Weider would have them hold poses for several seconds, maybe a minute, sometimes even longer. And he’d ask them cough, which would add a little bit extra to a flex. Arnold and Franco would hold poses so long they would start to tremble and shake.
“You never want to shake in front of the judges, that looks amateurish,” Arnold said, adding all the extra-long posing they did for Weider helped sweat out any extra water in their bodies, perfect their posing techniques and eliminate the shakes when they “only” had to hold the poses for a few seconds during the competition a day or two later.
Ready for More
Heath won seven consecutive Mr. Olympia titles, the last in 2017. He was second in 2018 and is battling injuries, and not quite sure what’s next.

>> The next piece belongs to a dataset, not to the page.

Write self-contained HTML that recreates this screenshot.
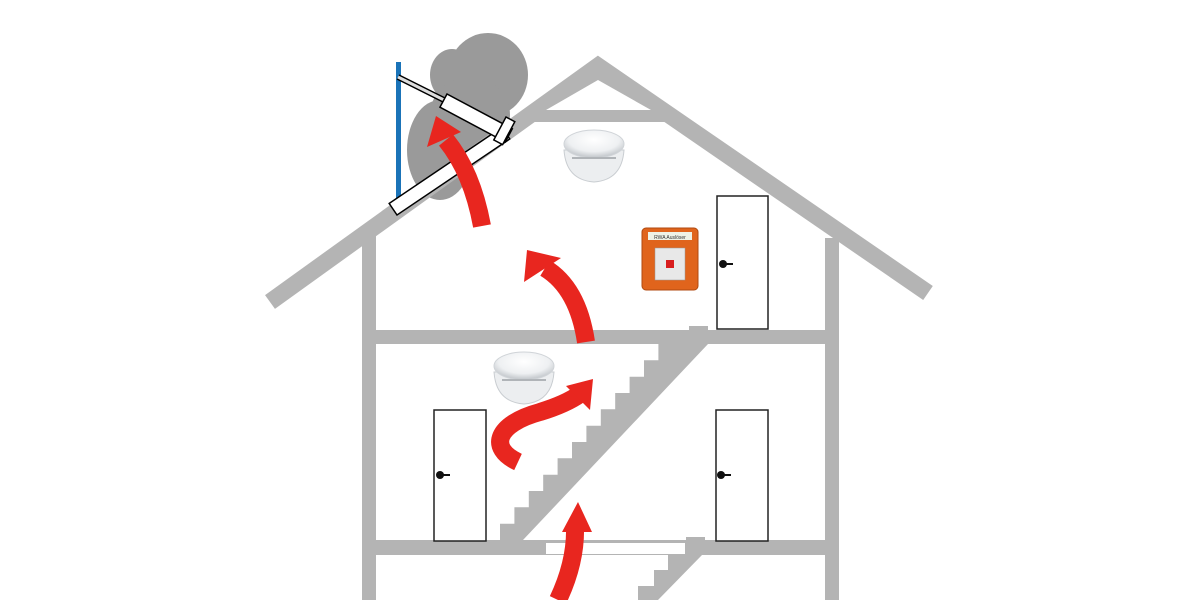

“Seven years is a long time and a lot of work,” he said, adding that, following a recent surgery, he’s back in the gym and training, which drew a big cheer from the audience. “Who knows what’s next. I’m excited to be healthy and back in the gym. I still have that fire.”
Arnold did a little pitching, encouraging Heath to compete in the 2020 Arnold Classic. Doing several big events within a short time period can lead to momentum, confidence and victory.
“That’s how I won my first Mr. Olympia,” Arnold explained. He won a big event in London, flew to Columbus to compete in the Mr. World competition a day later, beat Sergio Oliva for the first time “and 14 days later I beat Sergio (again) for the Mr. Olympia title.”
A few seconds later, someone tapped Arnold on the shoulder and whispered in his ear. A couple hundred people were waiting for him at a luncheon. It was time to go.
“Machines don’t eat,” Arnold joked, and the audience roared … and Arnold told a few more stories before he left.